Questa è una spiegazione religiosa ridotta all’osso, ma che, con le dovute precauzioni storiche, può reggere su un piano argomentativo. La spia che ci permettere di affrontare un simile discorso è di carattere terminologico. C’è un momento della lunghissima storia egizia in cui avviene una sorta evoluzione lessicale. Quel frangente è da inquadrare nel periodo della XVIII Dinastia, la prima del cosiddetto Nuovo Regno (1543-1292 a.C.). Le prove scritte di quel periodo indicano che vicino alla parola usata per dire “moglie” (hemet), inizia ad accostarsi il vocabolo “sorella” (senet). Il problema è che senet ha anche un’accezione affettuosa quando è rivolto all’amata moglie. Ciò rende impossibile distinguere una sorella da una moglie alla quale si vuole tanto, ma tanto bene. Di converso, non capiamo se allora ci si sposasse davvero tra fratelli.
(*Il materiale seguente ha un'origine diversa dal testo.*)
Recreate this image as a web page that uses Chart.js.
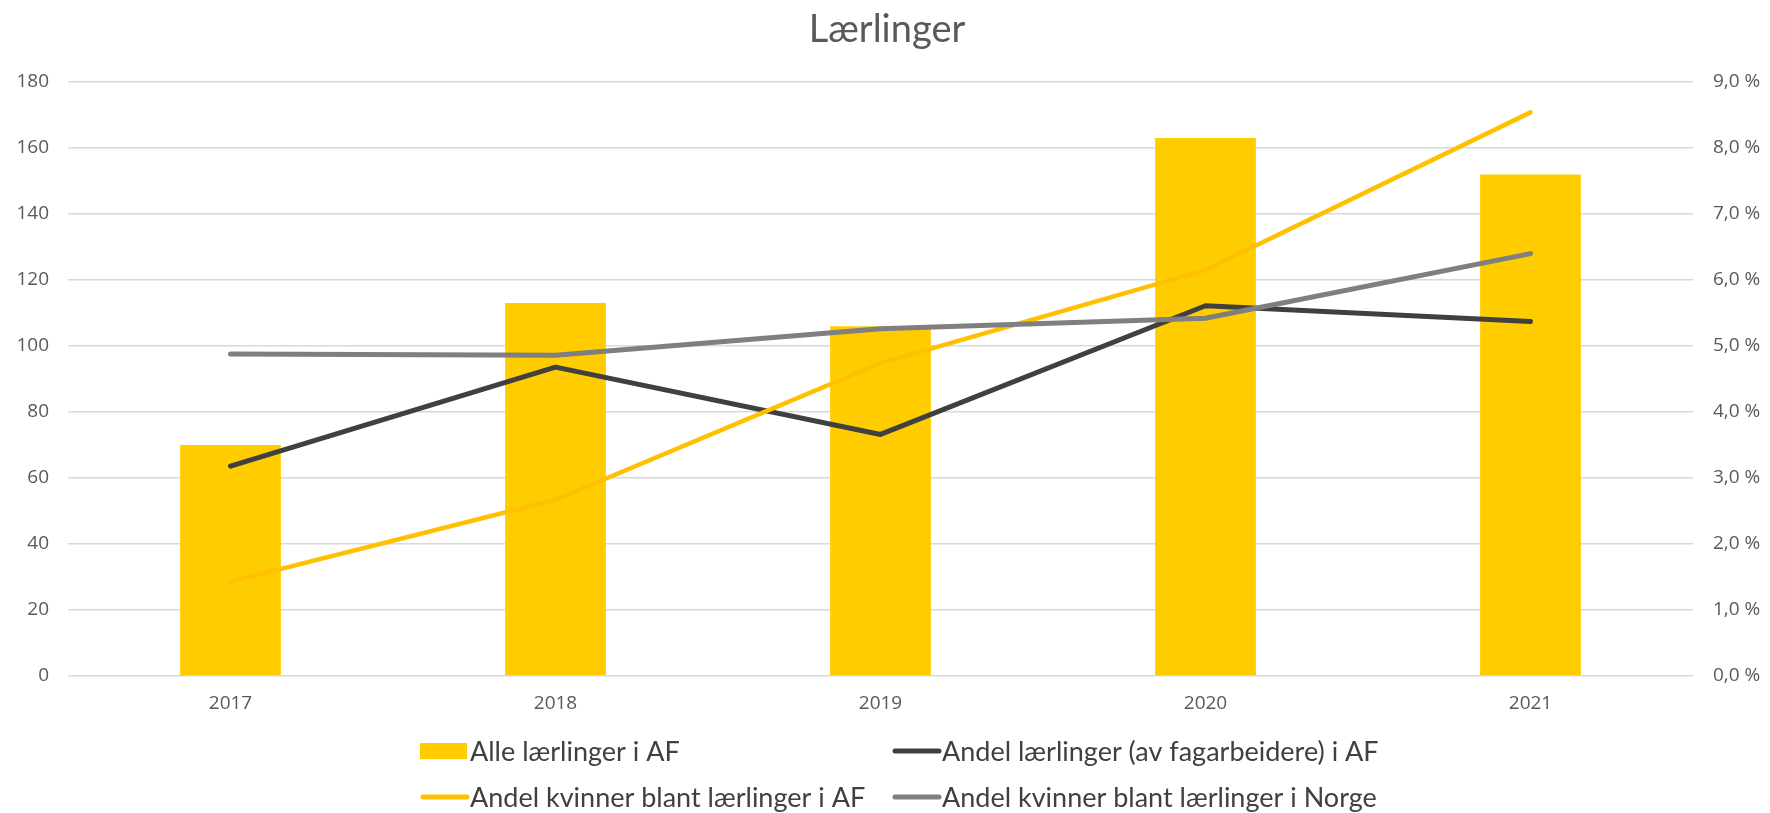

incesto allattamento statua

Fermi però, non è finita qui. Nel periodo che va dal XVI all’XI secolo a.C. alcuni faraoni – non tutti – iniziarono ad elevare le loro figlie a regine consorti. I casi più noti forse già li conoscete. Amenofi III, padre del futuro faraone eretico Akhenaton, concesse ad alcune sue figlie il titolo di “Grande Sposa Reale”, cosa che lascia supporre un’unione matrimoniale quantomeno simbolica. In modo ancor più marcato, Ramses II, uno dei sovrani più longevi della storia egizia, sposò almeno tre delle sue figlie, tra cui Bintanath e Meritamon. Gli egittologi discutono tutt’oggi se queste unioni siano state consumate fisicamente o se fossero soprattutto cerimoniali. In ogni caso, esse rafforzavano il potere e la sacralità del faraone.

Volendo per un millisecondo accantonare l’ipotesi teocratica e religiosa, fondata sulla mitologia egizia, resta la domanda: perché ricorrere all’incesto? Alcuni studiosi hanno formulato la “teoria della principessa ereditaria“. Una congettura per la quale la legittimità al trono era garantita dalla linea femminile della famiglia reale e dal vincolo del matrimonio. Sposare una sorella/sorellastra e procreare con essa avrebbe portato alla nascita di pargoli dal sangue reale idealmente purissimo.

Sotto i Tolomei la questione incesto conobbe un certo risvolto. Oltre al fatto che alcuni esponenti della dinastia ellenistica fecero propria la tradizione dell’unione sacra familiare per non mancare di rispetto alle consuetudini degli antichi, si può denotare un cambiamento sul piano culturale-popolare. Mentre prima il presunto incesto era circoscritto esclusivamente all’ambiente regale, dal III secolo a.C. in poi si registrarono casi anche fra la gente comune. Bisogna tuttavia specificare come si trattasse di casi isolati, su cui purtroppo le fonti scarseggiano e dicono davvero poco.

incesto unione reali Egitto

Le ricadute di questi atteggiamenti le conosciamo benissimo. Le analisi scientifiche non fanno altro che confermare quanto presupposto: alcuni degli esponenti della regalità egizia soffrivano di gravi patologie fin da giovanissimi proprio a causa delle precedenti unioni fra consanguinei. Riflessi tangibili di una consanguineità prolungata che, pur giustificata religiosamente, comportava rischi reali per la salute degli eredi.

Religione, sicurezza dinastica, ragion di Stato. Questo ed altro si celava dietro il nome dell’incesto. Come ben si sa, con l’imposizione della romanità e dell’omonimo diritto (ancora dopo con l’avvento del Cristianesimo), la pratica incestuosa decadde per sempre. Sono tanti i dubbi. Ad esempio nessuno può affermare con certezza quale fosse l’opinione pubblica sulla consuetudine, questione estremamente affascinante ma, ahimè, inesplorata.